* RECORDS TO PROCESS:
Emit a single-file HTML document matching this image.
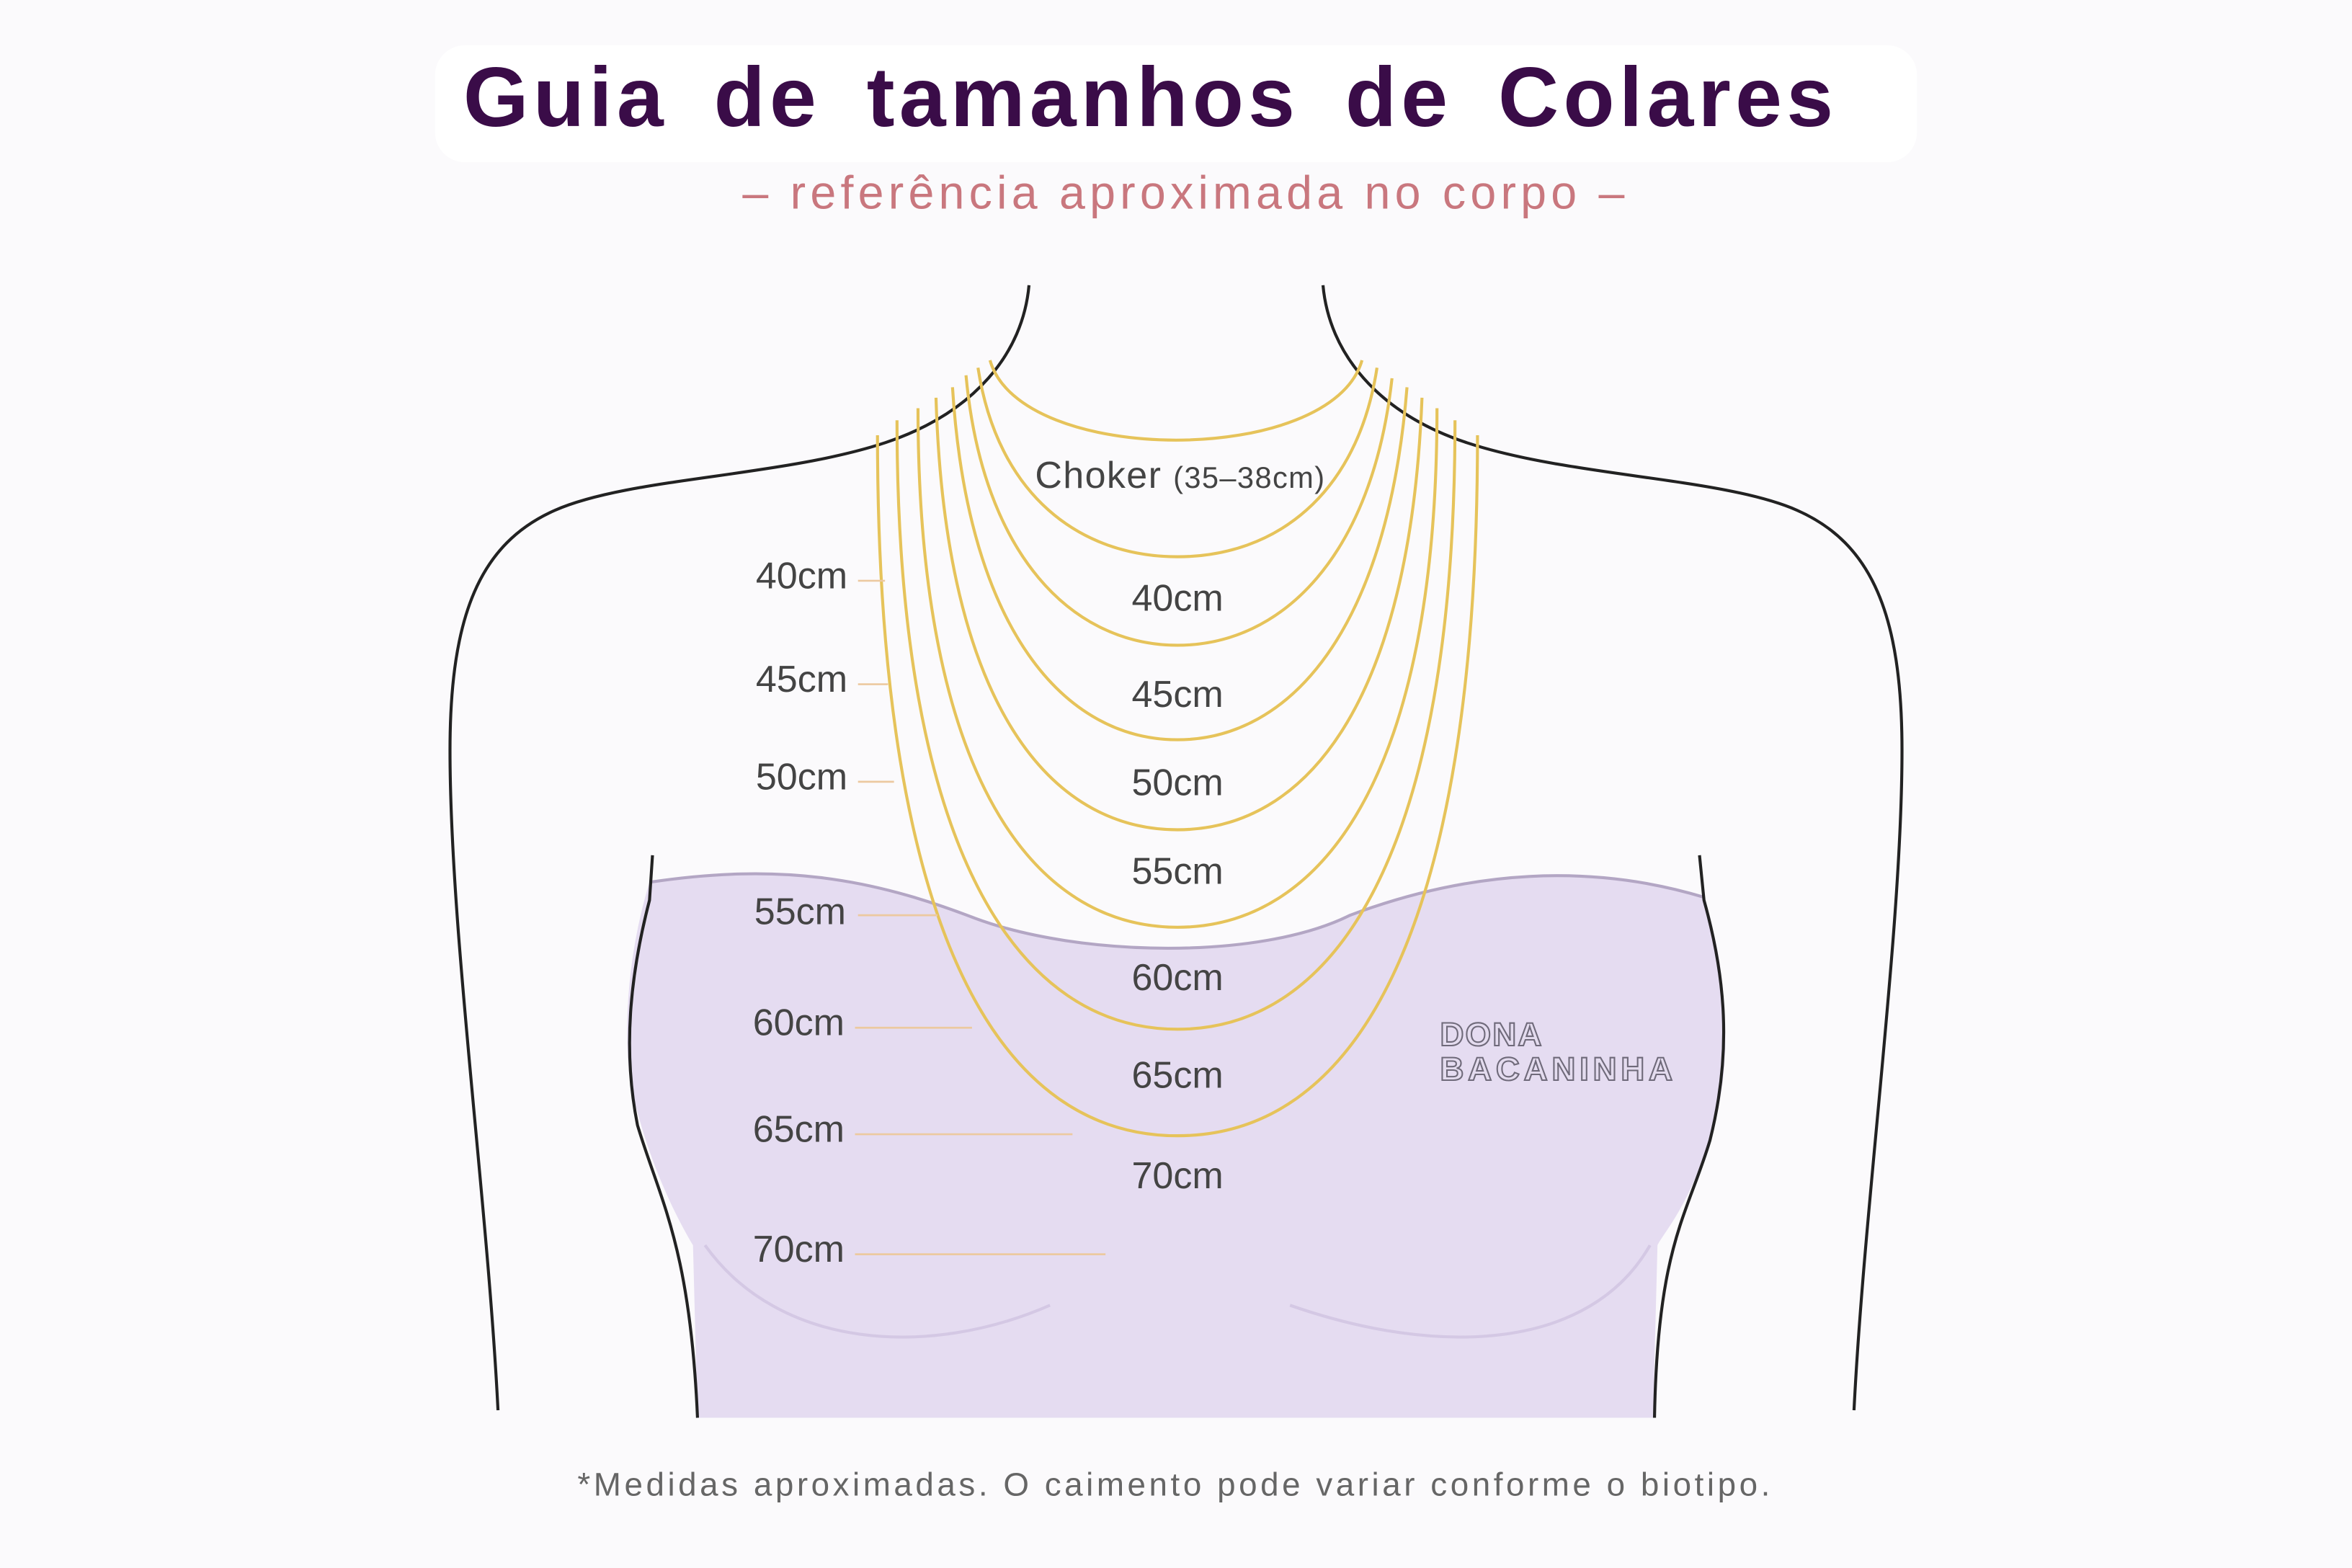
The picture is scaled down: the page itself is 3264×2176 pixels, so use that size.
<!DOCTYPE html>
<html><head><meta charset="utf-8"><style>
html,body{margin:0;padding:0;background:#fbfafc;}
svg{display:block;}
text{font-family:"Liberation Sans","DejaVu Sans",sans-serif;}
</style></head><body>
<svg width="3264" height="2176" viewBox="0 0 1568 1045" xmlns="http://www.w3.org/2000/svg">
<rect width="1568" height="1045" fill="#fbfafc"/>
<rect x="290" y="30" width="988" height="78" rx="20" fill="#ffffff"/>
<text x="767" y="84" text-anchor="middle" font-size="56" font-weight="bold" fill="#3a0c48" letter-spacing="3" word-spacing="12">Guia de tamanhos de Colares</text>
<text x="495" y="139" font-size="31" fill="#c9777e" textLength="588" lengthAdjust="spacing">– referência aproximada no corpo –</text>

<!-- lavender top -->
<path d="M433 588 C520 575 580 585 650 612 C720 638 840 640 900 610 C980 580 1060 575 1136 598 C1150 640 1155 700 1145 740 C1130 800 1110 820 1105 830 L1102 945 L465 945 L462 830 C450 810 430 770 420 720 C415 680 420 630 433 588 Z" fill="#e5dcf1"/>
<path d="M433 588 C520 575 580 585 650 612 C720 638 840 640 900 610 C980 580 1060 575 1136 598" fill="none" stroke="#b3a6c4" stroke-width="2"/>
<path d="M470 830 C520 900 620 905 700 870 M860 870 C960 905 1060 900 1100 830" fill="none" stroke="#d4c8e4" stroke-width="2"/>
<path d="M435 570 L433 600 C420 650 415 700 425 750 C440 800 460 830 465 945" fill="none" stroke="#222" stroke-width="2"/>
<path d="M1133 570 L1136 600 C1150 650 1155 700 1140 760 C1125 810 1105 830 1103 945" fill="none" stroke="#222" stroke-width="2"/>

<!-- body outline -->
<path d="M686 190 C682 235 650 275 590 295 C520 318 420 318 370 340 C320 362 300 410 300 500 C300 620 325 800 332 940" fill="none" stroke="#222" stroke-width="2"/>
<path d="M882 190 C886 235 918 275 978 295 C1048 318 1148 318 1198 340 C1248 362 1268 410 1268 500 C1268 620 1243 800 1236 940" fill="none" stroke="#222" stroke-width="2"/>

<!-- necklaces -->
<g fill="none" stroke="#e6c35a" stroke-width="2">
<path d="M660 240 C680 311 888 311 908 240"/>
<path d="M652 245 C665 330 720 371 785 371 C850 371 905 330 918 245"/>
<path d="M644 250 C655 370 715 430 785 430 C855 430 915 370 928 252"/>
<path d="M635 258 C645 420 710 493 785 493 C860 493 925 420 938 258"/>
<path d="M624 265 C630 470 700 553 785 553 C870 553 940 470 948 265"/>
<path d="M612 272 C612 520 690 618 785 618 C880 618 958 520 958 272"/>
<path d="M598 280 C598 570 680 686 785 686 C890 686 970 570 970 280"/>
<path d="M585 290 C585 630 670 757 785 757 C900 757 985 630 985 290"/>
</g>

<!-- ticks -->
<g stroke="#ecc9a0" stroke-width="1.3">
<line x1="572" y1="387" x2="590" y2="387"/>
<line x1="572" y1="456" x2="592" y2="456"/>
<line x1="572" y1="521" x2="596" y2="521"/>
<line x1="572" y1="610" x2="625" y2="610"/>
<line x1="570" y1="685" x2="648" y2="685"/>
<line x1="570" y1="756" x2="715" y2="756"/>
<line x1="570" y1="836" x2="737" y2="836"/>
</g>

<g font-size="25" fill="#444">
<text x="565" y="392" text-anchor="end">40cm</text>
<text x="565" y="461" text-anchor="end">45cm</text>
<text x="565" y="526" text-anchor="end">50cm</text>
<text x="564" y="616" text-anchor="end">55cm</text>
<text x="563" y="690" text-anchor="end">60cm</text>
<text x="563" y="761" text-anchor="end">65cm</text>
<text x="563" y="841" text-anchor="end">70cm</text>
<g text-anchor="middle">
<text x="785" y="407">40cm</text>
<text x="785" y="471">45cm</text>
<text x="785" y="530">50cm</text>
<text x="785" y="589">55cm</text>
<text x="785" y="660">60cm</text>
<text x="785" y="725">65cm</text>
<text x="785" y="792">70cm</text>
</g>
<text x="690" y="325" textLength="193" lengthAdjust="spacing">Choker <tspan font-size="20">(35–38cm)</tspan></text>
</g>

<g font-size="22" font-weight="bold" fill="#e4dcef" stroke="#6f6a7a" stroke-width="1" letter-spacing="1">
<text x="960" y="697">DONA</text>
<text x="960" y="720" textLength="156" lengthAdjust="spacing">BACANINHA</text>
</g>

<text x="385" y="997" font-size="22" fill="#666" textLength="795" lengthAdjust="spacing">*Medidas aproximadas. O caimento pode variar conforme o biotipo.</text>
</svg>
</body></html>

==

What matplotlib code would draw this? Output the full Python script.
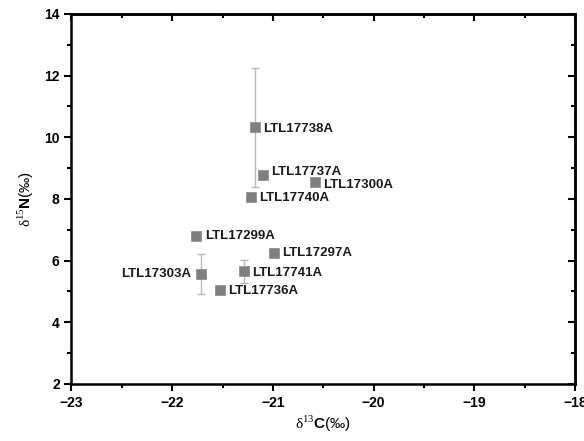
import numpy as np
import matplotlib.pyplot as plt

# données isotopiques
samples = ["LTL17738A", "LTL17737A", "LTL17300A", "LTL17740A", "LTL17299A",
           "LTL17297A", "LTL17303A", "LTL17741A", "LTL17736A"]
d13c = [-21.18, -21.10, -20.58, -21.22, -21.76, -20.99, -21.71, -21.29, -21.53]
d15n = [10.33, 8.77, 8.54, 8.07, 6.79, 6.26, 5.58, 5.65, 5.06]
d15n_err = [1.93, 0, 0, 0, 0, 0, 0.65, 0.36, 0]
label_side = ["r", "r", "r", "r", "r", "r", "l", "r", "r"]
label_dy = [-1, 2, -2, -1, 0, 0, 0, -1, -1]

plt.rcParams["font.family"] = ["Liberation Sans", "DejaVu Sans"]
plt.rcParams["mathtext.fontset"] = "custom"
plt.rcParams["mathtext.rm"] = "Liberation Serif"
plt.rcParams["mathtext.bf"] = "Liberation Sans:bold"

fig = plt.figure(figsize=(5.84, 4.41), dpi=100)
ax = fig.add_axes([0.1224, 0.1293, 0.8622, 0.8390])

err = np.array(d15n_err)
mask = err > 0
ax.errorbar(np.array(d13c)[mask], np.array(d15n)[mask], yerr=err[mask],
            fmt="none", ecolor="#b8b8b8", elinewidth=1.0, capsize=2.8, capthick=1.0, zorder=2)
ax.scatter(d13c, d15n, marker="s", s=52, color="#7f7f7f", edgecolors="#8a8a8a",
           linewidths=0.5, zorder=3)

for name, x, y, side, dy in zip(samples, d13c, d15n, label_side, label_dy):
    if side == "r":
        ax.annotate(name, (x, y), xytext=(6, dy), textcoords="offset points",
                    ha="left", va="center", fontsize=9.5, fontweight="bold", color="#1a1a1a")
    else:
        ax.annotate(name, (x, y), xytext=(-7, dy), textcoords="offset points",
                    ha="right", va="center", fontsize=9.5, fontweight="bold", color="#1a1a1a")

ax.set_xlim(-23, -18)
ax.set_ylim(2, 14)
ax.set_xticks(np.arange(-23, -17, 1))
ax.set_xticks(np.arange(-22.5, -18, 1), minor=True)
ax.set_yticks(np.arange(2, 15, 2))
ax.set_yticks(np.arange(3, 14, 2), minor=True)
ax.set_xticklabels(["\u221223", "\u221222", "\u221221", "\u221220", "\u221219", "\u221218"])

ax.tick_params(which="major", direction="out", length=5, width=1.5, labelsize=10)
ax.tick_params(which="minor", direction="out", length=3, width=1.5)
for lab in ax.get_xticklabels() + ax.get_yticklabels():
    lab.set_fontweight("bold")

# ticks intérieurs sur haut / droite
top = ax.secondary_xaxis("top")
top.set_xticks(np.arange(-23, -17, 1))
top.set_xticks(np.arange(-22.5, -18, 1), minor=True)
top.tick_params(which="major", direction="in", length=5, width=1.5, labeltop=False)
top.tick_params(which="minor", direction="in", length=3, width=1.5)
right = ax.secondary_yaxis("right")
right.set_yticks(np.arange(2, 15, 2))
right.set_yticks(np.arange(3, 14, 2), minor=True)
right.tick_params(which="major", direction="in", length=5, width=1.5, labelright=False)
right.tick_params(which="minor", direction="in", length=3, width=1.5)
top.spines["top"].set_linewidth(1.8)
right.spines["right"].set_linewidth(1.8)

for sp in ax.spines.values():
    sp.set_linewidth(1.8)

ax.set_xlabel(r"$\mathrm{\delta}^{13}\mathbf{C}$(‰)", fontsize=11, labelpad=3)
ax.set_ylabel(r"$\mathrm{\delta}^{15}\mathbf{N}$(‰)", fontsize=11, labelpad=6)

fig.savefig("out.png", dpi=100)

---

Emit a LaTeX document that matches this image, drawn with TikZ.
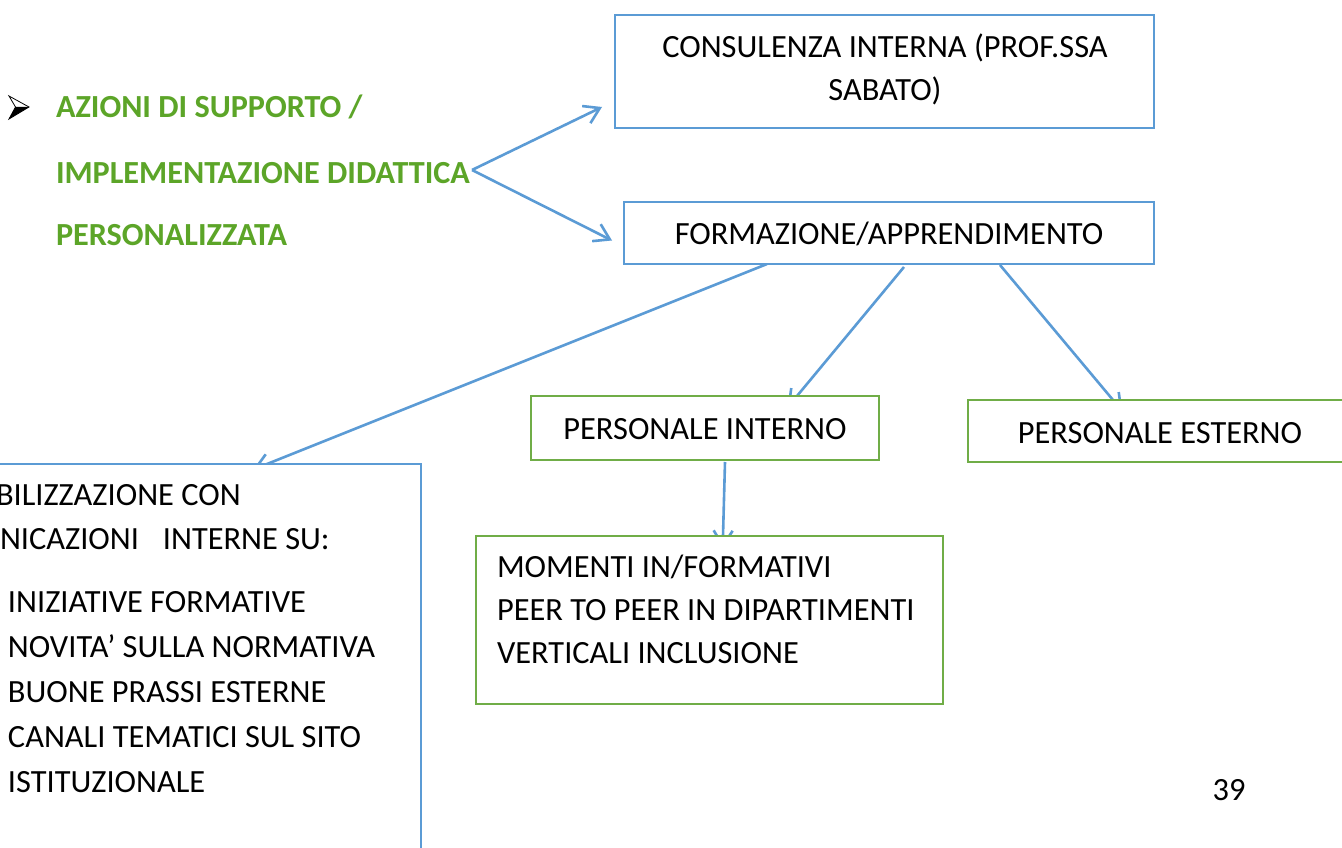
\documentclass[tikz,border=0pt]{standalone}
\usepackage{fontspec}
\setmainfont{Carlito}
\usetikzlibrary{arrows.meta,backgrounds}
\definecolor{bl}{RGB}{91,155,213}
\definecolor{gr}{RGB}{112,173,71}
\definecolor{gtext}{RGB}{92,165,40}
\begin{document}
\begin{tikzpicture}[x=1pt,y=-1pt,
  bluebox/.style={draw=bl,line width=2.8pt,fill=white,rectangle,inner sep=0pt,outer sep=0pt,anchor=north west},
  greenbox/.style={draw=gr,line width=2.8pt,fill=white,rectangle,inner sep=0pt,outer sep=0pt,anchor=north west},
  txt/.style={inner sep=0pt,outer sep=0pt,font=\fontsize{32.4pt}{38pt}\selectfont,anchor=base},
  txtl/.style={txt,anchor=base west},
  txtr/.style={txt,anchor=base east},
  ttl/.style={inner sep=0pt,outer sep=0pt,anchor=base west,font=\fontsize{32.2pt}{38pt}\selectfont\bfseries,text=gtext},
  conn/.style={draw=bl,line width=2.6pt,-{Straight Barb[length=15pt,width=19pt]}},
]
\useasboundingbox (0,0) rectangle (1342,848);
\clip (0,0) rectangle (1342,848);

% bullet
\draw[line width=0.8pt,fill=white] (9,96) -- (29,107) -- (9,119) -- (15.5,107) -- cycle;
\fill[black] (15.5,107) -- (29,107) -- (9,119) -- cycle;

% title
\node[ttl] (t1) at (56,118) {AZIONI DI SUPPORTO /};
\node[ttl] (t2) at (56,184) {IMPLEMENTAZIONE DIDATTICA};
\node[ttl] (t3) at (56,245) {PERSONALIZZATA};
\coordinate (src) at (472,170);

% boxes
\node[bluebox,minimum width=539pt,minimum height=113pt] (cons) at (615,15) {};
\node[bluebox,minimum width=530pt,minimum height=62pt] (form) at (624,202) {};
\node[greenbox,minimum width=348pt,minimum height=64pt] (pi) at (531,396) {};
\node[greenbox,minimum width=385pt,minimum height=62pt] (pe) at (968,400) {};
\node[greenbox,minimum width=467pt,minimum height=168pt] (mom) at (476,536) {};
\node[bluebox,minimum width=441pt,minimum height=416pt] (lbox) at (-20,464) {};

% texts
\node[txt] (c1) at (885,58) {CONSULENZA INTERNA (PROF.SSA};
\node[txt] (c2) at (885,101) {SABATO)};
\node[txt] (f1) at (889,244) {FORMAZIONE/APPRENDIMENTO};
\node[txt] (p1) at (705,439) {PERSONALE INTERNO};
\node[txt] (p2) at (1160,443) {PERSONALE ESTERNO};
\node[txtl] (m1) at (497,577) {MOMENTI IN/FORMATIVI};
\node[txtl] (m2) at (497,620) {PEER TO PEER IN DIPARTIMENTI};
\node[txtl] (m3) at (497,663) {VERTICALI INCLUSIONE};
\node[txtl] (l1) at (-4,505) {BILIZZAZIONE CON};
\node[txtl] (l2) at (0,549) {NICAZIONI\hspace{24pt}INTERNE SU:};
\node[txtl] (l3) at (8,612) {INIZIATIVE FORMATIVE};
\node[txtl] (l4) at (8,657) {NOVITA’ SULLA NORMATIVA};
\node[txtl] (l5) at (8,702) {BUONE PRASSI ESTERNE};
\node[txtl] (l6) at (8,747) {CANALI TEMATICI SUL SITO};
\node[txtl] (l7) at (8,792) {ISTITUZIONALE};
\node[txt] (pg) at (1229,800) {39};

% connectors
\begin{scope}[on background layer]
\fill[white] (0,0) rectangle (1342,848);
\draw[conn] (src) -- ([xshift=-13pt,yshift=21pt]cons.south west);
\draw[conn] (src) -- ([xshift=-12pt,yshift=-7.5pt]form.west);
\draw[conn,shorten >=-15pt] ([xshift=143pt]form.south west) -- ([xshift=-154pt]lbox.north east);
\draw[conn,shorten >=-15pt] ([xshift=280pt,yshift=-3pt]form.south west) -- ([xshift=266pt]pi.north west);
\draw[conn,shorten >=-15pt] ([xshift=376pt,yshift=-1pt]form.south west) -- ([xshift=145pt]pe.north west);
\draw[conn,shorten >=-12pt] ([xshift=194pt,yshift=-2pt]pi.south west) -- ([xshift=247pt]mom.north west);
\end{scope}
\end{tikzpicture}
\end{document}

* TASK DIRECTIONS: Pick each line holding the word "this" out of the data and copy it.

* FINAL ANSWER:
Emit a single-file HTML document matching this image.
What matplotlib code would draw this? Output the full Python script.
Emit a LaTeX document that matches this image, drawn with TikZ.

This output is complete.